- REQUEST
Set the lines down again exactly, first line through the line that contains "(0,0) rectangle (1003,1384);", with no pictures.

- DATASET EXCERPT
* * *
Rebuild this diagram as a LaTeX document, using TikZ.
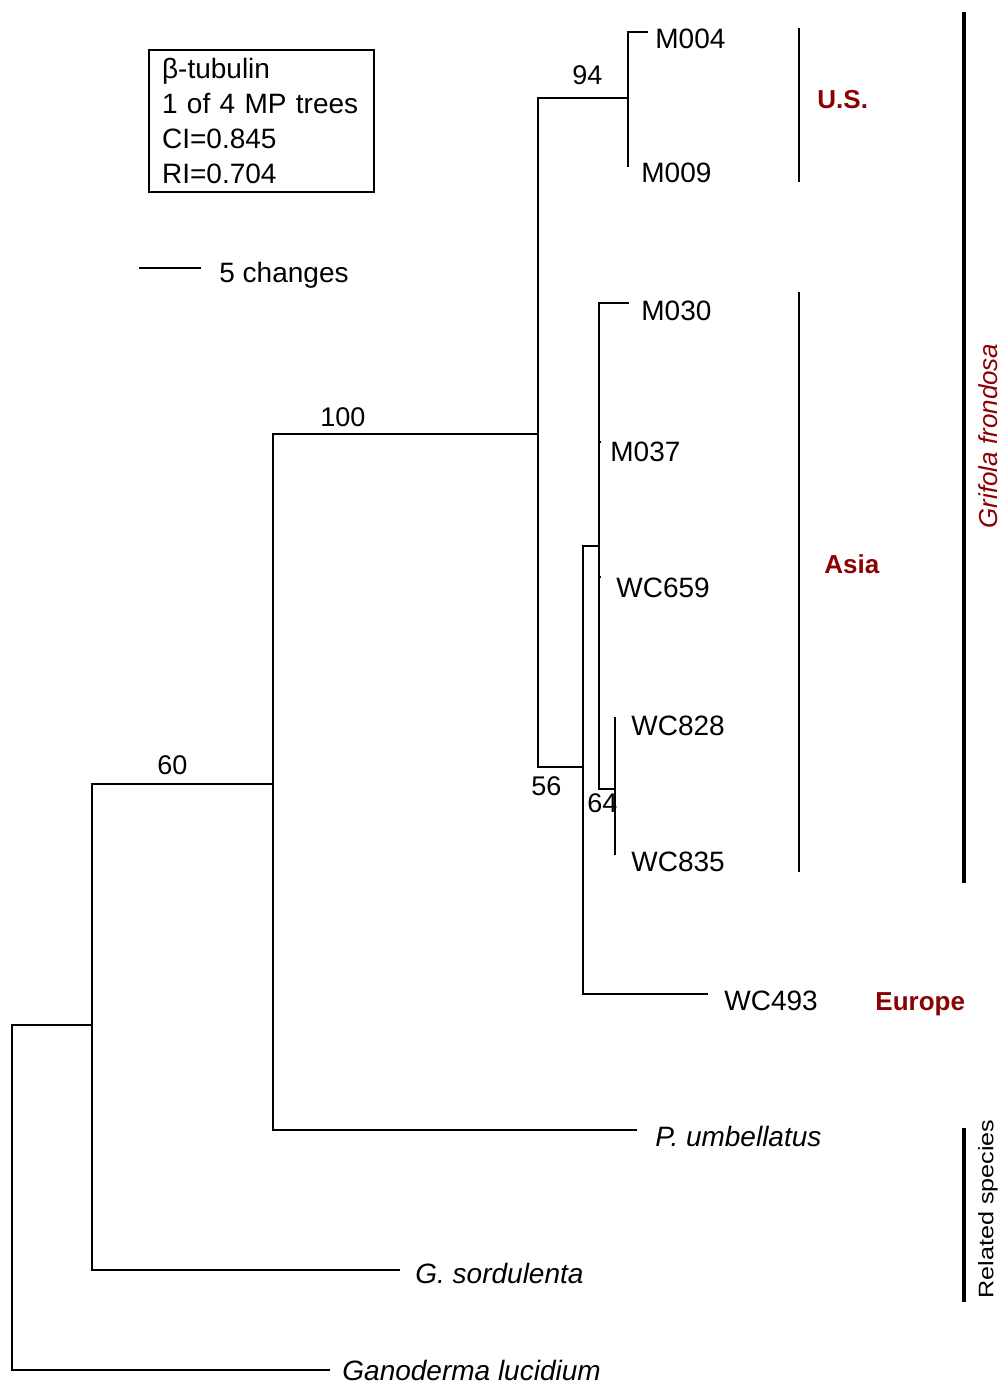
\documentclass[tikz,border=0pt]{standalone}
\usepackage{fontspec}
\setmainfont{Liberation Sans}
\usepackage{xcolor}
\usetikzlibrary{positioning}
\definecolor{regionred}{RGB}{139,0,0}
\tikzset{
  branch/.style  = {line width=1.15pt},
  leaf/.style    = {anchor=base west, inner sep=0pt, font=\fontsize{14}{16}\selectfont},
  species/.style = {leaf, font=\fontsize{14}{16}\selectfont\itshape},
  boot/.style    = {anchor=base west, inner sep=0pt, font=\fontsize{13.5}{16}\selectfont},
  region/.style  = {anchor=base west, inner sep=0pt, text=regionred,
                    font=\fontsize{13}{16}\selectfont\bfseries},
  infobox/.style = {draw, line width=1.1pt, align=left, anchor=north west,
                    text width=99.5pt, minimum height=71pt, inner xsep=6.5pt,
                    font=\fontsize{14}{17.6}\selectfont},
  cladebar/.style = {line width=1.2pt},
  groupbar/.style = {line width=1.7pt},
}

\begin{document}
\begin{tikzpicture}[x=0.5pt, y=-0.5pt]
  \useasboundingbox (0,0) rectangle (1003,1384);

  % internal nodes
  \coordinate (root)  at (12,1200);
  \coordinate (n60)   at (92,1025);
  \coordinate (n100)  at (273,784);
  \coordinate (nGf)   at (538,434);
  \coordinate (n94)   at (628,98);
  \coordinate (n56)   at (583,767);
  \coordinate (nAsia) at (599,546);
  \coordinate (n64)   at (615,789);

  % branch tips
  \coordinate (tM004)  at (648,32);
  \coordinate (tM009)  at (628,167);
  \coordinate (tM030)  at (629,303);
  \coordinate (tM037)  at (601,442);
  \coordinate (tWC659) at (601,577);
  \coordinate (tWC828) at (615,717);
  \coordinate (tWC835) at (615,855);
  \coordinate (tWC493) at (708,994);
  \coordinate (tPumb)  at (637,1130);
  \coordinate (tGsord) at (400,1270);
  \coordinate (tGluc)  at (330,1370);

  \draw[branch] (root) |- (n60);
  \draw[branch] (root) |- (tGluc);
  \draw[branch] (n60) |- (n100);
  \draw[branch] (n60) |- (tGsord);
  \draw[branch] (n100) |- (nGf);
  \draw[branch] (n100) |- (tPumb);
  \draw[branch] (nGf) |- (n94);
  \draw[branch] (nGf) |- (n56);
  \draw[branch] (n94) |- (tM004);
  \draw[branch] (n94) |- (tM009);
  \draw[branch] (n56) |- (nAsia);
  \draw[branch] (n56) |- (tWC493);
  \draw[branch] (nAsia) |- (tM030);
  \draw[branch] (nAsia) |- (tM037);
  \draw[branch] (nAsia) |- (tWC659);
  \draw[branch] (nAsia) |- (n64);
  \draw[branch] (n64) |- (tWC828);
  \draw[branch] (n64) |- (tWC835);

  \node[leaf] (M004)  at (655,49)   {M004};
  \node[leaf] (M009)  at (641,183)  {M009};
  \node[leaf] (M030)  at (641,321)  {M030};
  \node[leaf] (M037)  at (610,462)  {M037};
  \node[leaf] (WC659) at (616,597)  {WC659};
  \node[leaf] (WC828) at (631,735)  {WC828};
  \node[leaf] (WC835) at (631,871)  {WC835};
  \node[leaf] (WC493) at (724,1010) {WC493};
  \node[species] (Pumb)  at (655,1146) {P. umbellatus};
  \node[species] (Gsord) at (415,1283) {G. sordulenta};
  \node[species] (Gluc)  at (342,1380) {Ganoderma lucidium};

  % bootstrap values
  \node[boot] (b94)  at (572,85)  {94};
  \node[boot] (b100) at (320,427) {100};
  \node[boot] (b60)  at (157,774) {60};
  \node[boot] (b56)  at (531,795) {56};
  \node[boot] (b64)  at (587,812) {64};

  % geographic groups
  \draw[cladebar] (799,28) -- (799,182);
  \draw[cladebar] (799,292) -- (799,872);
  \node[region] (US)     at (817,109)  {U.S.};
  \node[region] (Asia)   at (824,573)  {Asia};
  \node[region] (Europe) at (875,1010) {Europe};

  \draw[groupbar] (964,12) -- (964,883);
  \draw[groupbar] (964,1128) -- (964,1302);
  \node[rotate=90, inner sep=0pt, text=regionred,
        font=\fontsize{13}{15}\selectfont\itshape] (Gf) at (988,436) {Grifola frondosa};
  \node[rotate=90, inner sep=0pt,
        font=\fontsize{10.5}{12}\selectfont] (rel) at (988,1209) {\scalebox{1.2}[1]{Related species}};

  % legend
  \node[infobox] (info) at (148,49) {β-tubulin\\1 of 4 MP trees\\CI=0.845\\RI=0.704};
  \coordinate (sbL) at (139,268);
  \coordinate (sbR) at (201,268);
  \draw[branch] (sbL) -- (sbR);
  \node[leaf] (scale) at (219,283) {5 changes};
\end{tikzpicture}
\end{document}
* * *
- WRITTEN SOLUTION
Rebuild this diagram as a LaTeX document, using TikZ.
\documentclass[tikz,border=0pt]{standalone}
\usepackage{fontspec}
\setmainfont{Liberation Sans}
\usepackage{xcolor}
\usetikzlibrary{positioning}
\definecolor{regionred}{RGB}{139,0,0}
\tikzset{
  branch/.style  = {line width=1.15pt},
  leaf/.style    = {anchor=base west, inner sep=0pt, font=\fontsize{14}{16}\selectfont},
  species/.style = {leaf, font=\fontsize{14}{16}\selectfont\itshape},
  boot/.style    = {anchor=base west, inner sep=0pt, font=\fontsize{13.5}{16}\selectfont},
  region/.style  = {anchor=base west, inner sep=0pt, text=regionred,
                    font=\fontsize{13}{16}\selectfont\bfseries},
  infobox/.style = {draw, line width=1.1pt, align=left, anchor=north west,
                    text width=99.5pt, minimum height=71pt, inner xsep=6.5pt,
                    font=\fontsize{14}{17.6}\selectfont},
  cladebar/.style = {line width=1.2pt},
  groupbar/.style = {line width=1.7pt},
}

\begin{document}
\begin{tikzpicture}[x=0.5pt, y=-0.5pt]
  \useasboundingbox (0,0) rectangle (1003,1384);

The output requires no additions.